The Battle of Carthage, Missouri: First Trans-Mississippi Conflict of the Civil War
by Kenneth E. Burchett
- Paperback: 240 pages
- Publisher: McFarland (November 29, 2012)
- Language: English
- ISBN-10: 0786469595
- ISBN-13: 978-0786469598
The history of a non-event
History has a way of overlooking or forgetting events. Oh yes, the event is real. People talked about it for years afterward. At the time, the papers reported it. Things happened because of it. However, history seems to have forgotten all about it. It is a non-event. At best, non-events are footnotes or a couple of lines in a detailed history. Non-events are always important to the local historical society. They have a few die-hard fans willing to talk about how the non-event should not be a non-event. Having said that, non-events can teach us a lot about the times, attitudes and help frame the real events in history.
The Battle of Carthage on July 1861 is one of the Civil War’s non-events. I discovered Carthage years ago and have a soft spot for it ever since. Carthage is a window into 1861 Missouri. This is a state full of ethnic divisions and political infighting. People are capable of incredible bravery and just plain stupidity. Missouri’s 1861 war is the story of armed semi-trained mobs stumbling into each other and into battles. While not fought between “official” armies, Carthage is the first battle of the war. The bravery and fighting abilities of the men on both sides stand in stark contrast to the political “generals” that lead them. Personnel evaluations Carthage colors the Wilson’s Creek and Pea Ridge campaigns helping to determine who was/was not reliable. A major advantage of small battles is our ability to easily look at the details and personalities. We can understand why their are so many questions about big battles exploring questions caused by small ones.
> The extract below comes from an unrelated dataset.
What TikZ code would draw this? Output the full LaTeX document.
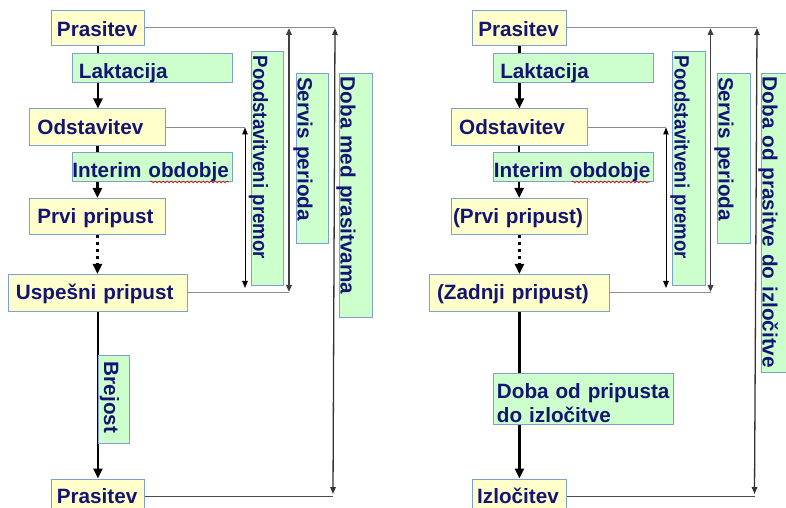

Kenneth E. Burchett takes the time to explore the details and questions in an intelligent and readable way. We have enough general politics and prior events to understand the situation and the events that put the two armies on the field. The real strength is the coverage of the town and personalities. This investment pays dividends, as the reader understands the tensions and actions of both sides. The author shows that in addition to the two armies, the locals are divided and dividing into factions. This division will have real consequences in the years to come. The author takes the time to tell us what “Civil War” came to mean for the town of Carthage and the people living there.
The battle history is well written, detailed and readable. Multiple questions are covered with the possible answers and the “Best Choice” identified. The tactical problems facing sides, their solutions and how this changes the battle are understandable. The author has an easy to read style that keeps your attention. The result is a detailed informative look at this small battle.
The book has a number of woodcuts and photographs but lacks maps. The two included are contemporary maps and little use to placing armies or understanding the course of battle. That is my only real problem with this book. The book is fully footnoted, indexed and has a good bibliography.